Why George Harrison hated the hippy movement: “A lot of bums”

For a brief moment in time, rock music seemed to be changing the entire world in the 1960s. Whereas most people were opening their minds to the possibilities of music, there were just as many who saw the whole thing as a lifestyle that could create peace on earth through the power of a few chords and just the right lyric sheet to tie everything together. The Beatles were already at the forefront of that movement, but once George Harrison got to see the hippy movement up close, he realised that he didn’t really have much time for it.

This is strange because the hippies were living in a world that the Fab Four helped create. Regardless of who officially started the ‘Summer of Love’, albums like Revolver and Sgt Peppers helped expose many fans to the idea of living together as one people, which was eventually shot through the roof the minute that the group released their anthem ‘All You Need Is Love’.

However, the idea of utopia was looking a little bit different on the West Coast. Whereas most people were looking to put flowers in their hair and experience the free love movement, there was a flip side to that kind of mentality. As opposed to trying to live the lifestyle, most people just got into the business because they wanted sex and drugs and didn’t care much for rock and roll at all.

When Harrison turned up at the legendary Haight Ashbury scene, though, he was already being treated like the Messiah. People were looking to give him drugs left and right, and the minute that he wanted out; the audience wouldn’t let him leave, which led to his car being shaken by a mob of fans as he tried to get out of the place.

Instead of the fantastic spectacle he had been promised, Harrison thought the entire scene was a cheap version of what he was trying to create, saying in Living in the Material World, “Instead, it turned out to be just a lot of bums. Many of them were just very young kids who’d come from all over America and dropped acid and gone to this mecca of LSD.”

That kind of mentality was also coming back around to bite people on the other side of the world as well. Despite already having mental issues, Syd Barrett succumbed to the effects of LSD and his fragile mind when he left Pink Floyd, as well as Peter Green of Fleetwood Mac leaving his group after frying his brain one too many times.

Whereas most people found their outlet through drugs for the rest of their lives, Harrison continued to follow his muse by building a relationship with God. From the moment The Beatles broke up, some of the best tunes that Harrison ever wrote were about trying to have a relationship with his higher power, whether it was ‘My Sweet Lord’ or reminding people that they could all experience it on ‘Awaiting On You All’.

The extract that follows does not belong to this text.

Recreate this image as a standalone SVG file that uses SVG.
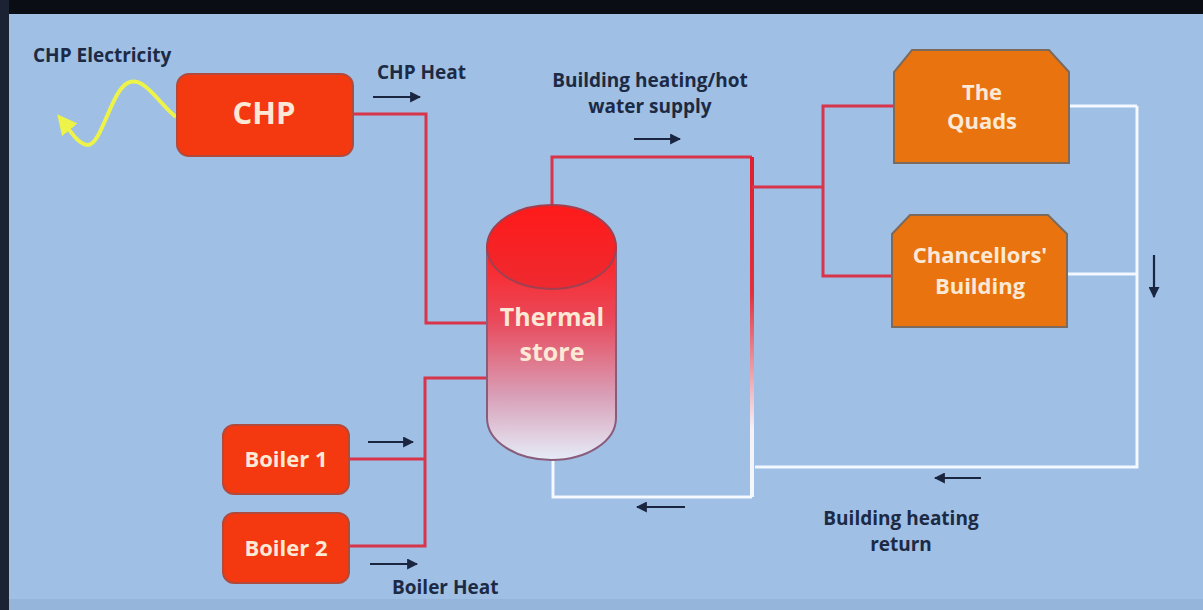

And Harrison may have been proven correct about the California scene a few months after his visit, with The Rolling Stones’ Altamont concert bringing an end to the idealism angle of the movement when one concertgoer would lose their life at the hands of a Hell’s Angel. Flower Power was fine for the moment it lasted, but Harrison knew there was a line between those who believed and those who were just along for the ride.